Iniciou-se, no passado domingo, o neófito As Escolhas de Marcelo, espaço de opinião da RTP 1 que veio substituir a rubrica dominical do TVI Jornal onde se revelou um dos mais hábeis, inteligentes e eloquentes pensadores portugueses. Refiro-me a Rui Gomes da Silva, obviamente, e é com tristeza que observo que, tirando as crónicas dos seus colaboradores no DN, poucas têm sido as suas intervenções de relevo ultimamente.

Mas, voltando ao As Escolhas de Marcelo, tenho de dizer que a estreia foi decepcionante, muito abaixo do formato original. E é pena que assim seja.

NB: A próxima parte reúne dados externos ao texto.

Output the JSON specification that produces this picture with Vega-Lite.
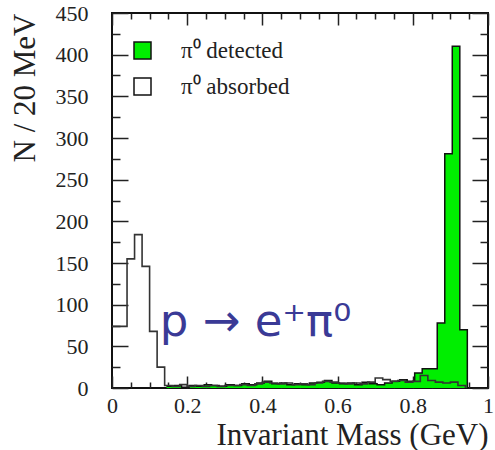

E o que me chocou mais? Pouca coisa, já que vi apenas trinta segundos de 'escolhas'. O meu maior choque foi mesmo o 'formato': um programa dedicado ao comentador, conduzido pela senhora da sala dos espelhos, gravado num cenário formal e sem o seu principal foco de interesse: o pivot Júlio Magalhães.

Na TVI, o programa era descontraído, empacotado que estava num noticiário, uma verdadeira conversa de homens em que tanto o professor Marcelo falava de geo-estratégia, como sugeria a aquisição de números antigos da revista Burda num qualquer alfarrabista da rua dos Bacalhoeiros. Havia uma dinâmica forte entre o professor e o Júlio Magalhães, que ouvia atentamente e complementava com perguntas condicionadas e comentários espirituosos, dignos do homem do norte que é. Mais do que um programa, era uma conversa entres dois amigos, um com a sorte de ter estudado mais e de ter tido uns livros em casa, o outro feliz por ter ali um amigo que, apesar de mais inteligente e mais famoso, não se importava de perder o seu final de domingo com dois dedos de conversa sobre o mundo e as histórias lá da aldeia.

Agora, isso já não acontece. O Júlio ficou sozinho e, em seu lugar, colocaram a Ana Sousa Dias. A Ana Sousa Dias tem um bom programa que eu ainda nunca consegui ver até ao fim, mas que amigos meus, amigos assim como o Marcelo o era do Júlio, dizia eu que amigos meus me afiançam ser 'muito interessante', pelo que não tenho razões para desconfiar. Só que a Ana não é o Júlio. A Ana nunca levará um cachecol do Porto para dar ao professor, nem o professor poderá retribuir com um gorro da selecção. A Ana nunca perguntará ao professor se ele prefere o 4x4x2 do Mourinho ou o 4x3x3 do Peseiro, nem discutirá sobre o melhor restaurante de leitão da Bairrada, nem levará azeite da terra dos cunhados para lhe oferecer. E o professor nunca a convidará em directo para uma jantarada num restaurante de Celorico de Basto ou oferecerá uma perna de presunto de Chaves depois de recomendar um espectáculo no CCB e uma prova de natação nas piscinas do Campo Grande.

A Ana, simplesmente, não é o Júlio. Falta-lhe o espírito, a descontracção, a simplicidade e a generosidade desse grande homem; é isso, a Ana não é homem. Não é o amigalhaço. Agora, como é que iremos acreditar que, acabado o programa, sairão os dois juntos, lado a lado, para uma bifana em Alcântara, num final a sugerir um feliz remake do Casablanca?